◆ **INFORMATION SHOWN**:
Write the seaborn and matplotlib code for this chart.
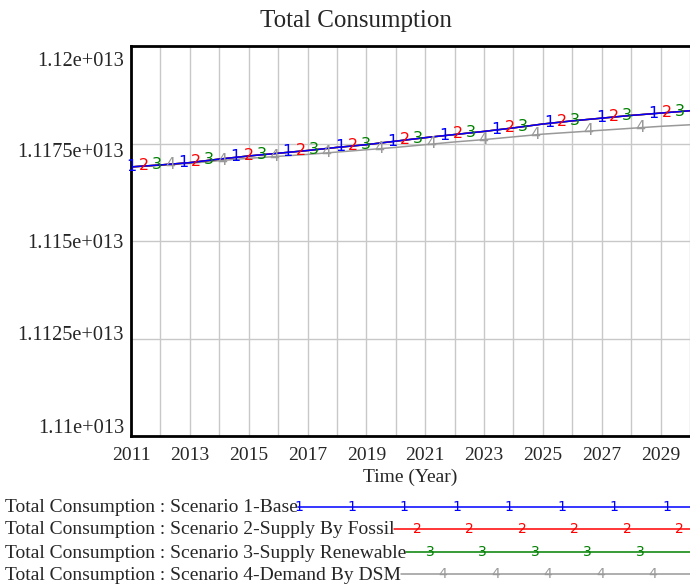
import numpy as np
import pandas as pd
import matplotlib
matplotlib.use('Agg')
import matplotlib.pyplot as plt
import matplotlib.transforms as mtransforms
import seaborn as sns
from matplotlib.lines import Line2D

# --- data (values in units of 1e13) ---
years = list(range(2011, 2031))
base = [1.11690, 1.11695, 1.11701, 1.11710, 1.11718, 1.11725, 1.11732, 1.11740,
        1.11747, 1.11756, 1.11765, 1.11773, 1.11781, 1.11790, 1.11800, 1.11808,
        1.11815, 1.11822, 1.11828, 1.11834]
fossil = [1.11690, 1.11695, 1.11701, 1.11710, 1.11718, 1.11725, 1.11732, 1.11740,
          1.11747, 1.11756, 1.11765, 1.11773, 1.11781, 1.11790, 1.11800, 1.11808,
          1.11815, 1.11822, 1.11828, 1.11834]
renewable = [1.11690, 1.11695, 1.11701, 1.11710, 1.11718, 1.11725, 1.11732, 1.11740,
             1.11747, 1.11756, 1.11765, 1.11773, 1.11781, 1.11790, 1.11800, 1.11808,
             1.11815, 1.11822, 1.11828, 1.11834]
dsm = [1.11690, 1.11694, 1.11699, 1.11706, 1.11712, 1.11717, 1.11722, 1.11728,
       1.11734, 1.11740, 1.11747, 1.11754, 1.11760, 1.11767, 1.11774, 1.11779,
       1.11784, 1.11789, 1.11794, 1.11798]

scenarios = ['Scenario 1-Base', 'Scenario 2-Supply By Fossil',
             'Scenario 3-Supply Renewable', 'Scenario 4-Demand By DSM']
colors = ['#0000ff', '#ff0000', '#008000', '#999999']
y_ticks = [1.11, 1.1125, 1.115, 1.1175, 1.12]
y_tick_labels = ['1.11e+013', '1.1125e+013', '1.115e+013', '1.1175e+013', '1.12e+013']

series = [base, fossil, renewable, dsm]
df = pd.concat([pd.DataFrame({'Year': years, 'Value': np.array(v) * 1e13, 'Scenario': s})
                for s, v in zip(scenarios, series)], ignore_index=True)

# --- plot ---
sns.set_theme(style='white')
plt.rcParams['font.family'] = ['Liberation Serif', 'DejaVu Serif']

fig = plt.figure(figsize=(6.9, 5.87), dpi=100)
ax = fig.add_axes([131 / 690, 1 - 436 / 587, 1 - 131 / 690, (436 - 46) / 587])

palette = dict(zip(scenarios, colors))
sns.lineplot(data=df, x='Year', y='Value', hue='Scenario', palette=palette,
             hue_order=[scenarios[3], scenarios[2], scenarios[1], scenarios[0]],
             linewidth=1.1, legend=False, ax=ax)

# numbered markers along each line
step = 1.776
for k, (vals, c) in enumerate(zip(series, colors)):
    xs = np.arange(2011 + k * 0.44, 2030, step)
    ys = np.interp(xs, years, np.array(vals) * 1e13)
    for x, y in zip(xs, ys):
        ax.text(x, y + 0.00001e13, str(k + 1), color=c, fontsize=11.5, ha='center', va='center',
                family=['DejaVu Sans'])

ax.set_xlim(2011, 2030)
ax.set_ylim(1.11e13, 1.12e13)
ax.set_xticks(range(2011, 2031))
ax.set_xticklabels([str(y) if (y - 2011) % 2 == 0 and y < 2030 else '' for y in range(2011, 2031)],
                   fontsize=14)
ax.set_yticks(np.array(y_ticks) * 1e13)
ax.set_yticklabels(y_tick_labels, fontsize=14.7)
ax.tick_params(axis='x', length=0, pad=8)
ax.tick_params(axis='y', length=0, pad=5)
# Vensim pulls the outer y labels toward the middle
label_shift = [-10, -6, 0, 6, 13]
for lab, d in zip(ax.get_yticklabels(), label_shift):
    lab.set_transform(lab.get_transform() +
                      mtransforms.ScaledTranslation(0, -d / 100, fig.dpi_scale_trans))
ax.grid(True, color='#c8c8c8', linewidth=1)
for side in ['left', 'top', 'bottom']:
    ax.spines[side].set_linewidth(2)
    ax.spines[side].set_color('black')
ax.spines['right'].set_visible(False)
ax.set_xlabel('Time (Year)', fontsize=14, labelpad=3)
ax.set_ylabel('')
fig.text(356 / 690, 1 - 21 / 587, 'Total Consumption', fontsize=18, ha='center', va='center')

# --- legend below the axes ---
fig.canvas.draw()
renderer = fig.canvas.get_renderer()
row_y = [507, 529, 552, 574]
first_marker = [299, 417, 430, 443]
for k, (s, c) in enumerate(zip(scenarios, colors)):
    yf = 1 - row_y[k] / 587
    t = fig.text(5 / 690, yf - 1 / 587, 'Total Consumption : ' + s, fontsize=14,
                 ha='left', va='center')
    bb = t.get_window_extent(renderer)
    x0 = bb.x1 / fig.dpi / 6.9
    fig.add_artist(Line2D([x0, 1], [yf, yf], color=c, linewidth=1.1, transform=fig.transFigure))
    for mx in np.arange(first_marker[k], 690, 52.5):
        fig.text(mx / 690, yf, str(k + 1), color=c, fontsize=10, ha='center', va='center',
                 family=['DejaVu Sans'])

fig.savefig('out.png', dpi=100)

◆ **TASK TO CARRY OUT**: Every line of the material is to be quoted exactly, with no pictures carried over.

◆ **ANSWER TO THIS EXERCISE**:
Write the seaborn and matplotlib code for this chart.
import numpy as np
import pandas as pd
import matplotlib
matplotlib.use('Agg')
import matplotlib.pyplot as plt
import matplotlib.transforms as mtransforms
import seaborn as sns
from matplotlib.lines import Line2D

# --- data (values in units of 1e13) ---
years = list(range(2011, 2031))
base = [1.11690, 1.11695, 1.11701, 1.11710, 1.11718, 1.11725, 1.11732, 1.11740,
        1.11747, 1.11756, 1.11765, 1.11773, 1.11781, 1.11790, 1.11800, 1.11808,
        1.11815, 1.11822, 1.11828, 1.11834]
fossil = [1.11690, 1.11695, 1.11701, 1.11710, 1.11718, 1.11725, 1.11732, 1.11740,
          1.11747, 1.11756, 1.11765, 1.11773, 1.11781, 1.11790, 1.11800, 1.11808,
          1.11815, 1.11822, 1.11828, 1.11834]
renewable = [1.11690, 1.11695, 1.11701, 1.11710, 1.11718, 1.11725, 1.11732, 1.11740,
             1.11747, 1.11756, 1.11765, 1.11773, 1.11781, 1.11790, 1.11800, 1.11808,
             1.11815, 1.11822, 1.11828, 1.11834]
dsm = [1.11690, 1.11694, 1.11699, 1.11706, 1.11712, 1.11717, 1.11722, 1.11728,
       1.11734, 1.11740, 1.11747, 1.11754, 1.11760, 1.11767, 1.11774, 1.11779,
       1.11784, 1.11789, 1.11794, 1.11798]

scenarios = ['Scenario 1-Base', 'Scenario 2-Supply By Fossil',
             'Scenario 3-Supply Renewable', 'Scenario 4-Demand By DSM']
colors = ['#0000ff', '#ff0000', '#008000', '#999999']
y_ticks = [1.11, 1.1125, 1.115, 1.1175, 1.12]
y_tick_labels = ['1.11e+013', '1.1125e+013', '1.115e+013', '1.1175e+013', '1.12e+013']

series = [base, fossil, renewable, dsm]
df = pd.concat([pd.DataFrame({'Year': years, 'Value': np.array(v) * 1e13, 'Scenario': s})
                for s, v in zip(scenarios, series)], ignore_index=True)

# --- plot ---
sns.set_theme(style='white')
plt.rcParams['font.family'] = ['Liberation Serif', 'DejaVu Serif']

fig = plt.figure(figsize=(6.9, 5.87), dpi=100)
ax = fig.add_axes([131 / 690, 1 - 436 / 587, 1 - 131 / 690, (436 - 46) / 587])

palette = dict(zip(scenarios, colors))
sns.lineplot(data=df, x='Year', y='Value', hue='Scenario', palette=palette,
             hue_order=[scenarios[3], scenarios[2], scenarios[1], scenarios[0]],
             linewidth=1.1, legend=False, ax=ax)

# numbered markers along each line
step = 1.776
for k, (vals, c) in enumerate(zip(series, colors)):
    xs = np.arange(2011 + k * 0.44, 2030, step)
    ys = np.interp(xs, years, np.array(vals) * 1e13)
    for x, y in zip(xs, ys):
        ax.text(x, y + 0.00001e13, str(k + 1), color=c, fontsize=11.5, ha='center', va='center',
                family=['DejaVu Sans'])

ax.set_xlim(2011, 2030)
ax.set_ylim(1.11e13, 1.12e13)
ax.set_xticks(range(2011, 2031))
ax.set_xticklabels([str(y) if (y - 2011) % 2 == 0 and y < 2030 else '' for y in range(2011, 2031)],
                   fontsize=14)
ax.set_yticks(np.array(y_ticks) * 1e13)
ax.set_yticklabels(y_tick_labels, fontsize=14.7)
ax.tick_params(axis='x', length=0, pad=8)
ax.tick_params(axis='y', length=0, pad=5)
# Vensim pulls the outer y labels toward the middle
label_shift = [-10, -6, 0, 6, 13]
for lab, d in zip(ax.get_yticklabels(), label_shift):
    lab.set_transform(lab.get_transform() +
                      mtransforms.ScaledTranslation(0, -d / 100, fig.dpi_scale_trans))
ax.grid(True, color='#c8c8c8', linewidth=1)
for side in ['left', 'top', 'bottom']:
    ax.spines[side].set_linewidth(2)
    ax.spines[side].set_color('black')
ax.spines['right'].set_visible(False)
ax.set_xlabel('Time (Year)', fontsize=14, labelpad=3)
ax.set_ylabel('')
fig.text(356 / 690, 1 - 21 / 587, 'Total Consumption', fontsize=18, ha='center', va='center')

# --- legend below the axes ---
fig.canvas.draw()
renderer = fig.canvas.get_renderer()
row_y = [507, 529, 552, 574]
first_marker = [299, 417, 430, 443]
for k, (s, c) in enumerate(zip(scenarios, colors)):
    yf = 1 - row_y[k] / 587
    t = fig.text(5 / 690, yf - 1 / 587, 'Total Consumption : ' + s, fontsize=14,
                 ha='left', va='center')
    bb = t.get_window_extent(renderer)
    x0 = bb.x1 / fig.dpi / 6.9
    fig.add_artist(Line2D([x0, 1], [yf, yf], color=c, linewidth=1.1, transform=fig.transFigure))
    for mx in np.arange(first_marker[k], 690, 52.5):
        fig.text(mx / 690, yf, str(k + 1), color=c, fontsize=10, ha='center', va='center',
                 family=['DejaVu Sans'])

fig.savefig('out.png', dpi=100)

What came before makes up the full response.